Adagio for Strings
Samuel Barber (1910-1981)
Samuel Barber was raised in West Chester, Pennsylvania and took a strong interest in music from an early age. By age 9, he wrote to his mother that he was certain he was supposed to be a composer, and at 14 he entered the newly founded Curtis Institute of Music in Philadelphia, where he studied piano, voice and composition. After graduating from Curtis he had a brief successful career as a baritone before focusing on composition. It is not surprising that his experience as a singer would lead him to compose for voice. Two-thirds of Barber's compositions are songs, and he also composed several operas, and choral works.
A Rome Prize enabled him to spend the years 1935-1937 living at the American Academy. Barber composed several important works including his Symphony in One Movement, and his String Quartet no. 1. Adagio for Strings originated as the second movement of this string quartet, composed in 1936. It was while he was in Italy that he had the opportunity to meet Arturo Toscanini, who asked Barber to show him some of his compositions. Barber quickly rose to fame when Toscanini and the NBC Symphony Orchestra broadcast a performance of Barber’s Essay no. 1 and Adagio for Strings in 1938, a performance that reached millions of Americans. After that point, nearly all of Barber's works were composed on commission for prominent performers or ensembles.
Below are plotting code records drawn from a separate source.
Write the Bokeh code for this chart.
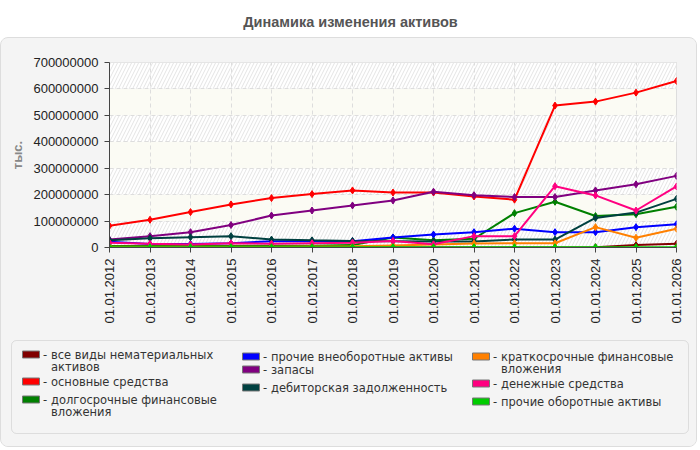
import math

from bokeh.plotting import figure
from bokeh.layouts import column
from bokeh.models import Range1d, FixedTicker, BasicTickFormatter, BoxAnnotation
from bokeh.core.properties import value
from bokeh.embed import file_html
from bokeh.resources import INLINE


# ── Data ─────────────────────────────────────────────────────────
TITLE = "Динамика изменения активов"
Y_LABEL = "тыс."

years = [2012, 2013, 2014, 2015, 2016, 2017, 2018, 2019,
         2020, 2021, 2022, 2023, 2024, 2025, 2026]
year_labels = ["01.01.%d" % y for y in years]
y_ticks = [0, 100000000, 200000000, 300000000, 400000000,
           500000000, 600000000, 700000000]

intangible = [0, 0, 0, 0, 0, 0, 0, 0, 0, 0, 0, 0, 1000000, 9000000, 14000000]
fixed_assets = [82000000, 105000000, 134000000, 163000000, 187000000,
                202000000, 216000000, 208000000, 208000000, 193000000,
                181000000, 537000000, 552000000, 586000000, 630000000]
long_fin = [6000000, 6000000, 6000000, 6000000, 7000000, 7000000, 9000000,
            38000000, 27000000, 33000000, 130000000, 173000000, 119000000,
            126000000, 154000000]
other_noncurrent = [22000000, 13000000, 13000000, 16000000, 24000000,
                    24000000, 24000000, 38000000, 49000000, 58000000,
                    71000000, 58000000, 58000000, 77000000, 88000000]
inventories = [30000000, 43000000, 58000000, 85000000, 121000000,
               140000000, 159000000, 178000000, 211000000, 198000000,
               191000000, 191000000, 216000000, 239000000, 271000000]
receivables = [27000000, 35000000, 39000000, 43000000, 30000000,
               27000000, 25000000, 24000000, 23000000, 23000000,
               30000000, 30000000, 112000000, 132000000, 184000000]
short_fin = [3000000, 3000000, 3000000, 3000000, 3000000, 4000000, 5000000,
             8000000, 11000000, 15000000, 16000000, 16000000, 77000000,
             37000000, 71000000]
cash = [18000000, 14000000, 11000000, 16000000, 14000000, 16000000,
        18000000, 25000000, 12000000, 43000000, 43000000, 232000000,
        197000000, 140000000, 231000000]
other_current = [1000000, 1000000, 1000000, 1000000, 1000000, 1000000,
                 1000000, 1000000, 1000000, 1000000, 1000000, 1000000,
                 1000000, 1000000, 1000000]

series = [intangible, fixed_assets, long_fin, other_noncurrent, inventories,
          receivables, short_fin, cash, other_current]
names = ["все виды нематериальных\nактивов",
         "основные средства",
         "долгосрочные финансовые\nвложения",
         "прочие внеоборотные активы",
         "запасы",
         "дебиторская задолженность",
         "краткосрочные финансовые\nвложения",
         "денежные средства",
         "прочие оборотные активы"]
colors = ["#800000", "#ff0000", "#008000", "#0000ff", "#800080",
          "#004040", "#ff8000", "#ff0080", "#00cc00"]

PANEL = "#f4f4f4"
TICK_FONT = "Liberation Sans"
LEGEND_FONT = "DejaVu Sans"
W = 695


# ── Title strip ──────────────────────────────────────────────────
head = figure(width=698, height=37, x_range=Range1d(0, 698), y_range=Range1d(37, 0),
              toolbar_location=None, output_backend="svg", min_border=0,
              x_axis_location=None, y_axis_location=None)
head.background_fill_color = "white"
head.border_fill_color = "white"
head.outline_line_color = None
head.grid.visible = False
head.text(x=[350], y=[21], text=[TITLE], text_align="center", text_baseline="middle",
          text_font=value(TICK_FONT), text_font_style="bold",
          text_font_size="14.5px", text_color="#555555")


# ── Main chart ───────────────────────────────────────────────────
p = figure(width=W, height=297,
           x_range=Range1d(years[0], years[-1]), y_range=Range1d(y_ticks[0], y_ticks[-1]),
           toolbar_location=None, output_backend="svg",
           min_border_left=108, min_border_right=20,
           min_border_top=24, min_border_bottom=88)
p.background_fill_color = "#fbfbf4"
p.border_fill_color = PANEL
p.outline_line_color = "#dddddd"

# alternating hatched bands between the y ticks
p.quad(left=years[0], right=years[-1], bottom=y_ticks[0:-1:2], top=y_ticks[1::2],
       fill_color="white", line_color=None, hatch_pattern="/",
       hatch_color="#e4e4e4", hatch_scale=7, hatch_weight=1, level="underlay")

for vals, col in zip(series, colors):
    p.line(years, vals, line_color=col, line_width=2)
    p.scatter(years, vals, marker="diamond", size=7, fill_color=col, line_color=col)

p.xaxis.ticker = FixedTicker(ticks=years)
p.xaxis.major_label_overrides = {y: lbl for y, lbl in zip(years, year_labels)}
p.xaxis.major_label_orientation = math.pi / 2
p.yaxis.ticker = FixedTicker(ticks=y_ticks)
p.yaxis.formatter = BasicTickFormatter(use_scientific=False)
p.yaxis.axis_label = Y_LABEL

for ax in (p.xaxis, p.yaxis):
    ax.axis_line_color = "#444444"
    ax.major_tick_line_color = "#444444"
    ax.major_tick_out = 5
    ax.major_tick_in = 0
    ax.minor_tick_line_color = None
    ax.major_label_standoff = 6
    ax.major_label_text_font = TICK_FONT
    ax.major_label_text_font_size = "13px"
    ax.major_label_text_color = "#222222"
p.yaxis.axis_label_text_font = TICK_FONT
p.yaxis.axis_label_text_font_style = "bold"
p.yaxis.axis_label_text_font_size = "13px"
p.yaxis.axis_label_text_color = "#888888"
p.yaxis.axis_label_standoff = 5

p.grid.grid_line_color = "#dddddd"
p.grid.grid_line_dash = "4 3"


# ── Legend ───────────────────────────────────────────────────────
lg = figure(width=W, height=111, x_range=Range1d(0, W), y_range=Range1d(111, 0),
            toolbar_location=None, output_backend="svg", min_border=0,
            x_axis_location=None, y_axis_location=None)
lg.background_fill_color = PANEL
lg.border_fill_color = PANEL
lg.outline_line_color = None
lg.grid.visible = False
lg.add_layout(BoxAnnotation(left=10, right=687, top=5, bottom=98, fill_alpha=0,
                            line_color="#aaaaaa", line_width=1, border_radius=5))

col_x = [29.5, 249.5, 479.5]
row_y = [[19, 46, 64], [21, 34, 52], [21, 48, 66]]
sw_x, sw_y, txt_x, txt_y, txt = [], [], [], [], []
dash_x, dash_y = [], []
for i, name in enumerate(names):
    c, r = divmod(i, 3)
    sw_x.append(col_x[c])
    sw_y.append(row_y[c][r])
    dash_x.append(col_x[c] + 12)
    dash_y.append(row_y[c][r])
    for k, line in enumerate(name.split("\n")):
        txt_x.append(col_x[c] + 20)
        txt_y.append(row_y[c][r] + 12 * k)
        txt.append(line)

lg.rect(x=sw_x, y=sw_y, width=17, height=7, fill_color=colors, line_color="#777777")
lg.text(x=dash_x, y=dash_y, text=["-"] * len(dash_x), text_baseline="middle",
        text_font=value(LEGEND_FONT), text_font_size="11.5px", text_color="#333333")
lg.text(x=txt_x, y=txt_y, text=txt, text_baseline="middle",
        text_font=value(LEGEND_FONT), text_font_size="11.5px", text_color="#333333")

panel = column(column(p), column(lg),
               styles={"background-color": PANEL, "border": "1px solid #dddddd",
                       "border-radius": "8px", "overflow": "hidden"})
root = column(head, panel)

open("out.html", "w").write(file_html(root, INLINE))
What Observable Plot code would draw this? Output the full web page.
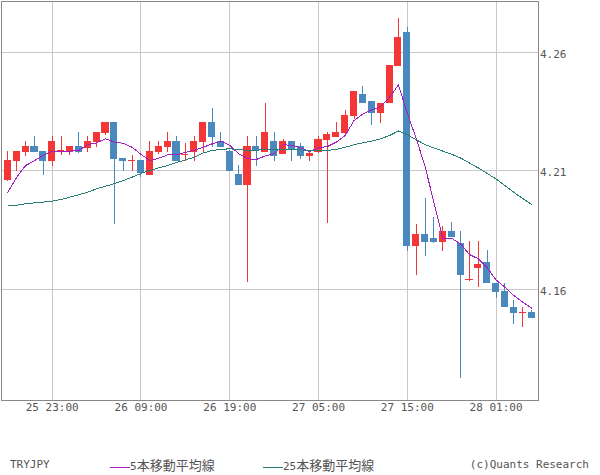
<!DOCTYPE html>
<html><head><meta charset="utf-8">
<script src="https://cdn.jsdelivr.net/npm/d3@7"></script>
<script src="https://cdn.jsdelivr.net/npm/@observablehq/plot@0.6"></script>
<style>
body{margin:0;background:#fff;}
#wrap{position:relative;width:600px;height:475px;font-family:"DejaVu Sans Mono",monospace;font-size:11px;color:#555;overflow:hidden;}
#chart{position:absolute;left:0;top:0;}
.lg{position:absolute;top:458px;height:14px;line-height:14px;white-space:nowrap;}
.k{font-family:"Noto Sans CJK JP";font-size:13px;}
.sw{display:inline-block;width:20px;height:1px;vertical-align:middle;margin-top:1px;}
</style></head><body>
<div id="wrap"><div id="chart"></div>
<div class="lg" style="left:10px">TRYJPY</div>
<div class="lg" style="left:110px"><span class="sw" style="background:#a020c0"></span>5<span class="k">本移動平均線</span></div>
<div class="lg" style="left:263px"><span class="sw" style="background:#2b7d77"></span>25<span class="k">本移動平均線</span></div>
<div class="lg" style="right:11px">(c)Quants Research</div>
</div>
<script>
const times = [
 "25 18:00","25 19:00","25 20:00","25 21:00","25 22:00","25 23:00",
 "26 00:00","26 01:00","26 02:00","26 03:00","26 04:00","26 05:00","26 06:00","26 07:00","26 08:00","26 09:00",
 "26 10:00","26 11:00","26 12:00","26 13:00","26 14:00","26 15:00","26 16:00","26 17:00","26 18:00","26 19:00",
 "26 20:00","26 21:00","26 22:00","26 23:00",
 "27 00:00","27 01:00","27 02:00","27 03:00","27 04:00","27 05:00","27 06:00","27 07:00","27 08:00","27 09:00",
 "27 10:00","27 11:00","27 12:00","27 13:00","27 14:00","27 15:00","27 16:00","27 17:00","27 18:00","27 19:00",
 "27 20:00","27 21:00","27 22:00","27 23:00",
 "28 00:00","28 01:00","28 02:00","28 03:00","28 04:00","28 05:00"
];
const open = [4.2059,4.2139,4.2178,4.2202,4.2181,4.2140,4.2178,4.2178,4.2202,4.2193,
 4.2221,4.2259,4.2304,4.2153,4.2140,4.2143,4.2080,4.2177,4.2199,4.2224,
 4.2163,4.2177,4.2219,4.2304,4.2224,4.2181,4.2084,4.2039,4.2202,4.2177,
 4.2224,4.2169,4.2224,4.2202,4.2160,4.2178,4.2228,4.2242,4.2259,4.2329,
 4.2422,4.2392,4.2340,4.2382,4.2541,4.2684,4.1782,4.1831,4.1816,4.1799,
 4.1844,4.1795,4.1638,4.1689,4.1715,4.1624,4.1591,4.1525,4.1500,4.1503];
const high = [4.2181,4.2181,4.2222,4.2245,4.2181,4.2245,4.2245,4.2202,4.2261,4.2245,
 4.2261,4.2304,4.2304,4.2153,4.2165,4.2143,4.2224,4.2224,4.2261,4.2245,
 4.2216,4.2245,4.2304,4.2363,4.2261,4.2185,4.2122,4.2245,4.2245,4.2385,
 4.2261,4.2232,4.2224,4.2214,4.2181,4.2245,4.2261,4.2304,4.2354,4.2434,
 4.2455,4.2392,4.2382,4.2544,4.2743,4.2705,4.1874,4.1984,4.1902,4.1865,
 4.1882,4.1844,4.1802,4.1802,4.1764,4.1624,4.1624,4.1553,4.1525,4.1510];
const low = [4.2054,4.2098,4.2160,4.2178,4.2080,4.2119,4.2165,4.2165,4.2172,4.2178,
 4.2199,4.2250,4.1872,4.2098,4.2098,4.2070,4.2080,4.2169,4.2177,4.2139,
 4.2139,4.2139,4.2177,4.2199,4.2199,4.2098,4.2039,4.1630,4.2118,4.2177,
 4.2139,4.2169,4.2140,4.2149,4.2140,4.2172,4.1879,4.2242,4.2245,4.2315,
 4.2382,4.2291,4.2301,4.2382,4.2541,4.1761,4.1659,4.1740,4.1794,4.1761,
 4.1818,4.1223,4.1635,4.1609,4.1624,4.1560,4.1522,4.1451,4.1441,4.1479];
const close = [4.2143,4.2181,4.2202,4.2178,4.2140,4.2224,4.2186,4.2202,4.2178,4.2224,
 4.2261,4.2304,4.2149,4.2140,4.2144,4.2090,4.2181,4.2202,4.2224,4.2139,
 4.2167,4.2224,4.2304,4.2242,4.2199,4.2098,4.2039,4.2202,4.2186,4.2261,
 4.2160,4.2224,4.2189,4.2160,4.2172,4.2231,4.2253,4.2261,4.2333,4.2434,
 4.2382,4.2340,4.2382,4.2544,4.2663,4.1782,4.1831,4.1799,4.1799,4.1845,
 4.1818,4.1660,4.1642,4.1705,4.1624,4.1588,4.1522,4.1500,4.1504,4.1479];
const ma5 = [4.2010,4.2073,4.2122,4.2143,4.2165,4.2183,4.2183,4.2183,4.2186,4.2210,
 4.2218,4.2235,4.2221,4.2216,4.2199,4.2169,4.2143,4.2153,4.2167,4.2167,
 4.2178,4.2186,4.2199,4.2214,4.2225,4.2207,4.2172,4.2151,4.2148,4.2163,
 4.2172,4.2210,4.2207,4.2197,4.2181,4.2197,4.2202,4.2221,4.2249,4.2312,
 4.2340,4.2357,4.2371,4.2410,4.2462,4.2342,4.2236,4.2118,4.1966,4.1813,
 4.1815,4.1792,4.1747,4.1729,4.1691,4.1640,4.1609,4.1574,4.1546,4.1521];
const ma25 = [4.1952,4.1955,4.1961,4.1965,4.1968,4.1972,4.1979,4.1989,4.1999,4.2010,
 4.2024,4.2035,4.2046,4.2059,4.2073,4.2089,4.2101,4.2113,4.2122,4.2135,
 4.2146,4.2157,4.2175,4.2186,4.2190,4.2193,4.2189,4.2186,4.2186,4.2192,
 4.2189,4.2189,4.2189,4.2188,4.2186,4.2186,4.2186,4.2190,4.2199,4.2210,
 4.2218,4.2225,4.2235,4.2249,4.2268,4.2252,4.2231,4.2211,4.2196,4.2183,
 4.2170,4.2154,4.2133,4.2112,4.2089,4.2065,4.2038,4.2009,4.1983,4.1958];
const xTickLabels = ["25 23:00","26 09:00","26 19:00","27 05:00","27 15:00","28 01:00"];
const yTicks = [4.16, 4.21, 4.26];

const RED = "#f53636", BLUE = "#4a89be", PURPLE = "#a020c0", TEAL = "#2b7d77";
const data = times.map((t, i) => ({i, t, o: open[i], h: high[i], l: low[i], c: close[i], m5: ma5[i], m25: ma25[i]}));
const xTicks = xTickLabels.map(s => times.indexOf(s));
const col = d => d.c >= d.o ? RED : BLUE;

const chart = Plot.plot({
  width: 600, height: 420,
  marginLeft: 0.5, marginTop: 0.5, marginRight: 62.5, marginBottom: 20.5,
  x: {type: "linear", domain: [-0.77, 59.72], label: null},
  y: {domain: [4.11337, 4.28159], label: null},
  color: {type: "identity"},
  style: {fontFamily: "DejaVu Sans Mono", fontSize: "11px", color: "#555", background: "#fff", overflow: "visible"},
  marks: [
    Plot.gridX(xTicks, {stroke: "#c8c8c8", strokeOpacity: 1, shapeRendering: "crispEdges"}),
    Plot.gridY(yTicks, {stroke: "#c8c8c8", strokeOpacity: 1, shapeRendering: "crispEdges"}),
    Plot.ruleX(data, {x: "i", y1: "l", y2: "h", stroke: col, shapeRendering: "crispEdges"}),
    Plot.rect(data, {x1: d => d.i - 0.4, x2: d => d.i + 0.4, y1: "o", y2: "c", fill: col, shapeRendering: "crispEdges"}),
    Plot.line(data, {x: "i", y: "m5", stroke: PURPLE, strokeWidth: 1, shapeRendering: "crispEdges"}),
    Plot.line(data, {x: "i", y: "m25", stroke: TEAL, strokeWidth: 1, shapeRendering: "crispEdges"}),
    Plot.frame({stroke: "#888", shapeRendering: "crispEdges"}),
    Plot.axisX(xTicks, {label: null, tickSize: 0, tickPadding: 3, tickFormat: i => times[i], fill: "#555"}),
    Plot.axisY(yTicks, {label: null, anchor: "right", tickSize: 0, tickPadding: 2, tickFormat: d => d.toFixed(2), fill: "#555", dy: 2})
  ]
});
document.getElementById("chart").appendChild(chart);
</script>
</body></html>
Barber went on to win two Pulitzers, and election to the American Academy of Arts and Letters. The Adagio for Strings has become one of the most recognizable and beloved compositions, both in concerts and films ("Platoon," "The Elephant Man," "El Norte," "Lorenzo's Oil"). Paul Wittke writes, "the Adagio’s power lies in being a work whose tragic atmosphere is both subjective and universal — it resonates in each of us a personal note of somber thought. We bring to it our own meaning."